Doto foi uma das lideranças que participaram do protesto em agosto, em pleno auge da pandemia. Eles cobravam compensação ambiental de impactos em seus territórios, a renovação do PBA e a liberação dos recursos emergenciais de combate à pandemia do novo coronavírus.
A construção da BR-163 começou nos 1970 e sempre foi um foco de conflito e disputa de direitos envolvidos, enquanto as práticas ilegais avançavam sem controle sobre a última região ainda preservada da Amazônia Oriental. Mas a fronteira agrícola já se alastra na direção norte, seguindo o traçado da BR-163, principal corredor de escoamento da safra de grãos ali produzida, soja à frente, para o Mato Grosso.
Mitigação x autonomia financeira
A decisão judicial inclui obrigações também para o Ibama e a Funai. A juíza mantém a proibição do Instituto Brasileiro do Meio Ambiente e dos Recursos Naturais Renováveis de conceder a licença ambiental sem que haja a regularização do Componente Indígena do PBA. É nessa parte do plano que se define quais serão as ações de mitigação para os impactos da rodovia sobre as TIs.
Quanto à Funai, a decisão de 30 de junho impôs “a célere avaliação técnica do documento mediante equipe de indigenistas especializados com experiência no processo”. A juíza refutou a tese da Funai de que, depois de 10 anos de execução do PBA-CI, o Instituto Kabu não demonstra capacidade de manter sua “autonomia financeira”. Valente do Carmo lembrou que um processo de licenciamento ambiental não tem essa finalidade, mas tão somente “mitigar e compensar os impactos advindos do empreendimento”.
Os dois órgãos federais, Dnit e Funai, conforme determina a decisão judicial, devem apresentar, no prazo de 5 (cinco) dias, “garantia de que não haverá descontinuidade na execução das ações em curso, até que o PBA-CI seja repactuado e entre efetivamente em execução, bem como garantir condições para a manutenção das atividades do Instituto Kabu”.
Multa de 40 milhões de reais
A magistrada deu ainda prazo de 48 horas para que a União inclua no edital de concessão da rodovia a previsão de que a vencedora do leilão se torne responsável pela mitigação dos impactos negativos da obra junto às comunidades indígenas.

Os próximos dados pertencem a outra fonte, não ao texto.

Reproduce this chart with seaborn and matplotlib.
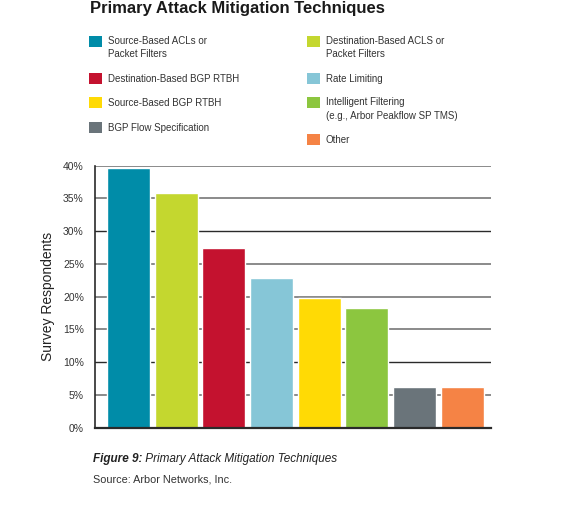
import matplotlib
matplotlib.use("Agg")
import matplotlib.pyplot as plt
from matplotlib.patches import Patch, Rectangle
from matplotlib.legend_handler import HandlerPatch
import pandas as pd
import seaborn as sns

# data
techniques = ["Source-Based ACLs or\nPacket Filters",
              "Destination-Based ACLS or\nPacket Filters",
              "Destination-Based BGP RTBH",
              "Rate Limiting",
              "Source-Based BGP RTBH",
              "Intelligent Filtering\n(e.g., Arbor Peakflow SP TMS)",
              "BGP Flow Specification",
              "Other"]
respondents = [39.6, 35.8, 27.4, 22.9, 19.8, 18.3, 6.2, 6.2]
colors = ["#008CA8", "#C4D72F", "#C4122F", "#86C6D7",
          "#FFDA05", "#8CC63F", "#6A747A", "#F58345"]
yticks = [0, 5, 10, 15, 20, 25, 30, 35, 40]

# legend is laid out in two columns, in this order
left_col = [0, 2, 4, 6]
right_col = [1, 3, 5, 7]

sns.set_theme(style="white")
plt.rcParams["font.family"] = ["Liberation Sans", "DejaVu Sans"]

df = pd.DataFrame({"technique": techniques, "pct": respondents})

fig = plt.figure(figsize=(5.61, 5.13), dpi=100)
ax = fig.add_axes([95 / 561, 1 - 427.7 / 513, 396 / 561, 262 / 513])

sns.barplot(data=df, x="technique", y="pct", hue="technique",
            palette=colors, width=0.9, saturation=1, legend=False, ax=ax)

ax.set_xlim(-0.7, 7.6)
ax.set_ylim(0, 40)
ax.set_yticks(yticks)
ax.set_yticklabels([f"{t}%" for t in yticks], fontsize=7.5, color="#333333")
ax.set_xticks([])
ax.set_xlabel("")
ax.set_ylabel("Survey Respondents", fontsize=10, color="#222222", labelpad=6)
ax.tick_params(axis="y", length=0, pad=8)

ax.set_axisbelow(True)
ax.yaxis.grid(True, color="#8a8a8a", linewidth=1.4)
for t, gl in zip(yticks, ax.get_ygridlines()):
    if t in (10, 30):
        gl.set_color("#2a2a2a")
        gl.set_linewidth(1.0)

sns.despine(ax=ax, top=True, right=True)
ax.spines["left"].set_color("#2a2a2a")
ax.spines["bottom"].set_color("#2a2a2a")
ax.spines["left"].set_linewidth(1.2)
ax.spines["bottom"].set_linewidth(1.6)

# title
fig.text(90 / 561, 1 - 1 / 513, "Primary Attack Mitigation Techniques",
         fontsize=12, fontweight="bold", color="#1a1a1a", va="top", ha="left")


# squares sit at the top line of two-line labels
class TopSquare(HandlerPatch):
    def __init__(self, shift):
        super().__init__()
        self.shift = shift

    def create_artists(self, legend, orig_handle, xdescent, ydescent,
                       width, height, fontsize, trans):
        p = Rectangle((-xdescent, -ydescent + self.shift * fontsize),
                      width, height)
        self.update_prop(p, orig_handle, legend)
        p.set_transform(trans)
        return [p]


def make_legend(idx, x):
    handles = [Patch(facecolor=colors[i], edgecolor="none") for i in idx]
    labels = [techniques[i] for i in idx]
    hmap = {h: TopSquare(0.7 if "\n" in lab else 0.0)
            for h, lab in zip(handles, labels)}
    leg = fig.legend(handles, labels, loc="upper left",
                     bbox_to_anchor=(x / 561, 1 - 36 / 513),
                     frameon=False, fontsize=7, borderpad=0, borderaxespad=0,
                     handlelength=1.35, handleheight=1.35, handletextpad=0.6,
                     labelspacing=1.4, labelcolor="#333333",
                     handler_map=hmap)
    for t in leg.get_texts():
        t.set_linespacing(1.4)
    return leg


make_legend(left_col, 89)
make_legend(right_col, 307)

# caption
t1 = fig.text(93 / 561, 1 - 462 / 513, "Figure 9:", fontsize=8.5,
              fontweight="bold", fontstyle="italic", color="#222222",
              va="baseline", ha="left")
ax.annotate(" Primary Attack Mitigation Techniques", xy=(1, 0), xycoords=t1,
            fontsize=8.5, fontstyle="italic", color="#222222",
            va="bottom", ha="left", annotation_clip=False)
fig.text(93 / 561, 1 - 483 / 513, "Source: Arbor Networks, Inc.", fontsize=7.8,
         color="#333333", va="baseline", ha="left")

fig.savefig("out.png", dpi=100)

E estipulou a multa de 40 milhões ao governo federal em caso de descumprimento.
Apesar de representar uma vitória para os povos indígenas, o vice-presidente do Instituto Kabu, Mydjere Kayapó, afirmou que “esses 40 milhões de reais são um troco, comparados aos danos socioambientais que nossos povos têm sofrido. E, até agora, nada desse troco entrou na nossa conta”, afirmou.
O Dnit informou, por meio da Assessoria de Imprensa, que irá recorrer das decisões judiciais. O Ibama informou que ainda não foi notificado da decisão. Procurada, a Funai não respondeu à reportagem até o fechamento desta publicação.